* SHORT EXERCISE
Quote the data below in full, minus the images.

* RECORDED DATA
-- BEGIN --
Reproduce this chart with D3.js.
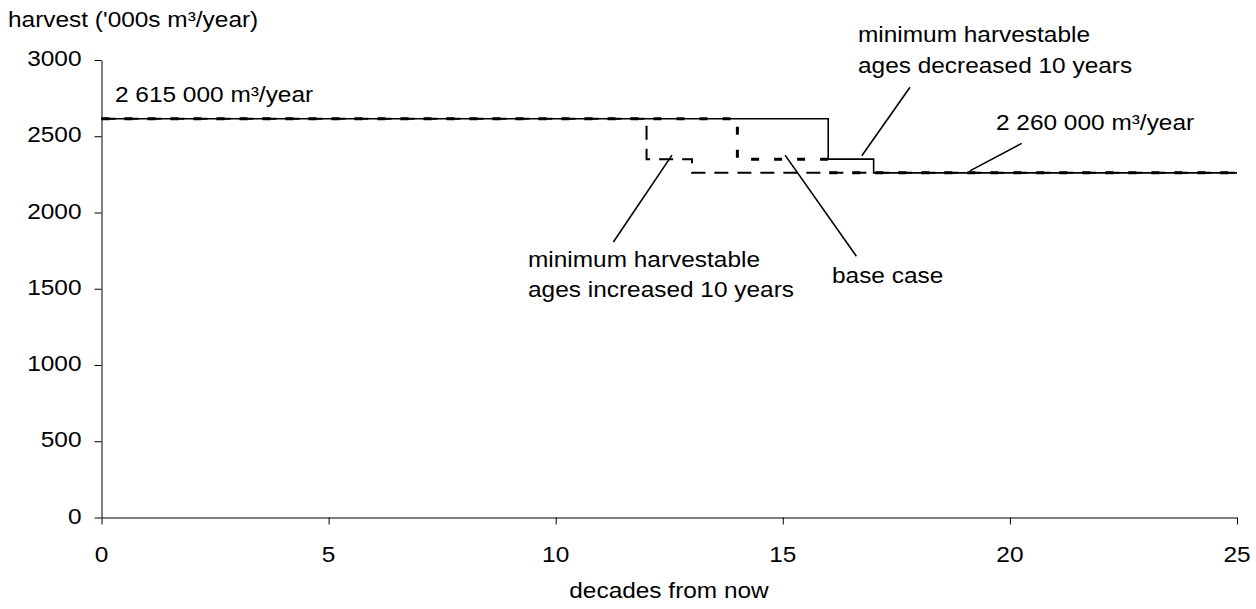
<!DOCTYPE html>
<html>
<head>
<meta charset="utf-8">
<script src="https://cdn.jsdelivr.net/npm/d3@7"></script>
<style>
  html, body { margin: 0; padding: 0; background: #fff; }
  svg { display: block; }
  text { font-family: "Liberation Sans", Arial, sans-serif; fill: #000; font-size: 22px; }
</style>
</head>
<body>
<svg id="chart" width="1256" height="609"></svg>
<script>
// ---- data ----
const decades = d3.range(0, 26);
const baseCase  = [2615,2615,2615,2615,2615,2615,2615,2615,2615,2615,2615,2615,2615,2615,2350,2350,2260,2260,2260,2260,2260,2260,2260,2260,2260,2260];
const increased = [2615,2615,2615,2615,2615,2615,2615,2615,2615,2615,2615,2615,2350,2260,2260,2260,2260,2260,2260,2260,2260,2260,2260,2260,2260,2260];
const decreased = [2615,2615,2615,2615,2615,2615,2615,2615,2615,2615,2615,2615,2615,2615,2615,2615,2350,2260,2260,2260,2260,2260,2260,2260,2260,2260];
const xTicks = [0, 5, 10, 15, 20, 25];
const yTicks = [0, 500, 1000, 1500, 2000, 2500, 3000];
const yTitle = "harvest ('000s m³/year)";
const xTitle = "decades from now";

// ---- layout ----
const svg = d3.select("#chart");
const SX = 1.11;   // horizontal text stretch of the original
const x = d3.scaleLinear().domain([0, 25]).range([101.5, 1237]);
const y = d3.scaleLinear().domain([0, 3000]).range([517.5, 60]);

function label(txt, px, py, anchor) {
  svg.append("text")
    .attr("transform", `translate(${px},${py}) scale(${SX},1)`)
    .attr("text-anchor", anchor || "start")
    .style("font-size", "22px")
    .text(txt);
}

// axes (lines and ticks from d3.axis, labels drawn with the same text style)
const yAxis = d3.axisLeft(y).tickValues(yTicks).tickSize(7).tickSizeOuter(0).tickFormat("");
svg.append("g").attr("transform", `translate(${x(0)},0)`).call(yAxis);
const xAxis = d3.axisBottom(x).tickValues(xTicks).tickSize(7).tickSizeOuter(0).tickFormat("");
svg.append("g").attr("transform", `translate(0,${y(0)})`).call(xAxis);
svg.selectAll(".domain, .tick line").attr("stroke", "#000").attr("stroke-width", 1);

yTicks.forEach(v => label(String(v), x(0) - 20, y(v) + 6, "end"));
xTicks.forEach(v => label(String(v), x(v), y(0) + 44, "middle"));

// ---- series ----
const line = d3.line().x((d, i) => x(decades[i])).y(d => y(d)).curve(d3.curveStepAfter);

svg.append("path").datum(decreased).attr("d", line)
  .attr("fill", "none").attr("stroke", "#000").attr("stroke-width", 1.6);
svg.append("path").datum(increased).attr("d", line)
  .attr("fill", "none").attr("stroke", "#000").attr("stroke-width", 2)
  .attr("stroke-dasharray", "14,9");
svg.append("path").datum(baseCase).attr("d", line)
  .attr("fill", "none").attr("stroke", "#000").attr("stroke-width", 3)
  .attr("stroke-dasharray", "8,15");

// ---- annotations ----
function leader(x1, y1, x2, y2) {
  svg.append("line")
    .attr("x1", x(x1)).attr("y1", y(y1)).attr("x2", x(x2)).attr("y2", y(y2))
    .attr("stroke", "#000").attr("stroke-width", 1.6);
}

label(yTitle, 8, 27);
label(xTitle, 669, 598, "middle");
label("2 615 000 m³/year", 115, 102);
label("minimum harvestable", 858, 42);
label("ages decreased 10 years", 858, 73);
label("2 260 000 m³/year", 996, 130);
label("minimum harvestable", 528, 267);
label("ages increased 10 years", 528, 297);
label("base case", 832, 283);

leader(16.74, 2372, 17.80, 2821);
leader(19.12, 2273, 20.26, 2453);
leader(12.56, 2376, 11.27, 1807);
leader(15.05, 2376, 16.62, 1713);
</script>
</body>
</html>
-- END --
* SOLUTION TO THIS TASK
Reproduce this chart with D3.js.
<!DOCTYPE html>
<html>
<head>
<meta charset="utf-8">
<script src="https://cdn.jsdelivr.net/npm/d3@7"></script>
<style>
  html, body { margin: 0; padding: 0; background: #fff; }
  svg { display: block; }
  text { font-family: "Liberation Sans", Arial, sans-serif; fill: #000; font-size: 22px; }
</style>
</head>
<body>
<svg id="chart" width="1256" height="609"></svg>
<script>
// ---- data ----
const decades = d3.range(0, 26);
const baseCase  = [2615,2615,2615,2615,2615,2615,2615,2615,2615,2615,2615,2615,2615,2615,2350,2350,2260,2260,2260,2260,2260,2260,2260,2260,2260,2260];
const increased = [2615,2615,2615,2615,2615,2615,2615,2615,2615,2615,2615,2615,2350,2260,2260,2260,2260,2260,2260,2260,2260,2260,2260,2260,2260,2260];
const decreased = [2615,2615,2615,2615,2615,2615,2615,2615,2615,2615,2615,2615,2615,2615,2615,2615,2350,2260,2260,2260,2260,2260,2260,2260,2260,2260];
const xTicks = [0, 5, 10, 15, 20, 25];
const yTicks = [0, 500, 1000, 1500, 2000, 2500, 3000];
const yTitle = "harvest ('000s m³/year)";
const xTitle = "decades from now";

// ---- layout ----
const svg = d3.select("#chart");
const SX = 1.11;   // horizontal text stretch of the original
const x = d3.scaleLinear().domain([0, 25]).range([101.5, 1237]);
const y = d3.scaleLinear().domain([0, 3000]).range([517.5, 60]);

function label(txt, px, py, anchor) {
  svg.append("text")
    .attr("transform", `translate(${px},${py}) scale(${SX},1)`)
    .attr("text-anchor", anchor || "start")
    .style("font-size", "22px")
    .text(txt);
}

// axes (lines and ticks from d3.axis, labels drawn with the same text style)
const yAxis = d3.axisLeft(y).tickValues(yTicks).tickSize(7).tickSizeOuter(0).tickFormat("");
svg.append("g").attr("transform", `translate(${x(0)},0)`).call(yAxis);
const xAxis = d3.axisBottom(x).tickValues(xTicks).tickSize(7).tickSizeOuter(0).tickFormat("");
svg.append("g").attr("transform", `translate(0,${y(0)})`).call(xAxis);
svg.selectAll(".domain, .tick line").attr("stroke", "#000").attr("stroke-width", 1);

yTicks.forEach(v => label(String(v), x(0) - 20, y(v) + 6, "end"));
xTicks.forEach(v => label(String(v), x(v), y(0) + 44, "middle"));

// ---- series ----
const line = d3.line().x((d, i) => x(decades[i])).y(d => y(d)).curve(d3.curveStepAfter);

svg.append("path").datum(decreased).attr("d", line)
  .attr("fill", "none").attr("stroke", "#000").attr("stroke-width", 1.6);
svg.append("path").datum(increased).attr("d", line)
  .attr("fill", "none").attr("stroke", "#000").attr("stroke-width", 2)
  .attr("stroke-dasharray", "14,9");
svg.append("path").datum(baseCase).attr("d", line)
  .attr("fill", "none").attr("stroke", "#000").attr("stroke-width", 3)
  .attr("stroke-dasharray", "8,15");

// ---- annotations ----
function leader(x1, y1, x2, y2) {
  svg.append("line")
    .attr("x1", x(x1)).attr("y1", y(y1)).attr("x2", x(x2)).attr("y2", y(y2))
    .attr("stroke", "#000").attr("stroke-width", 1.6);
}

label(yTitle, 8, 27);
label(xTitle, 669, 598, "middle");
label("2 615 000 m³/year", 115, 102);
label("minimum harvestable", 858, 42);
label("ages decreased 10 years", 858, 73);
label("2 260 000 m³/year", 996, 130);
label("minimum harvestable", 528, 267);
label("ages increased 10 years", 528, 297);
label("base case", 832, 283);

leader(16.74, 2372, 17.80, 2821);
leader(19.12, 2273, 20.26, 2453);
leader(12.56, 2376, 11.27, 1807);
leader(15.05, 2376, 16.62, 1713);
</script>
</body>
</html>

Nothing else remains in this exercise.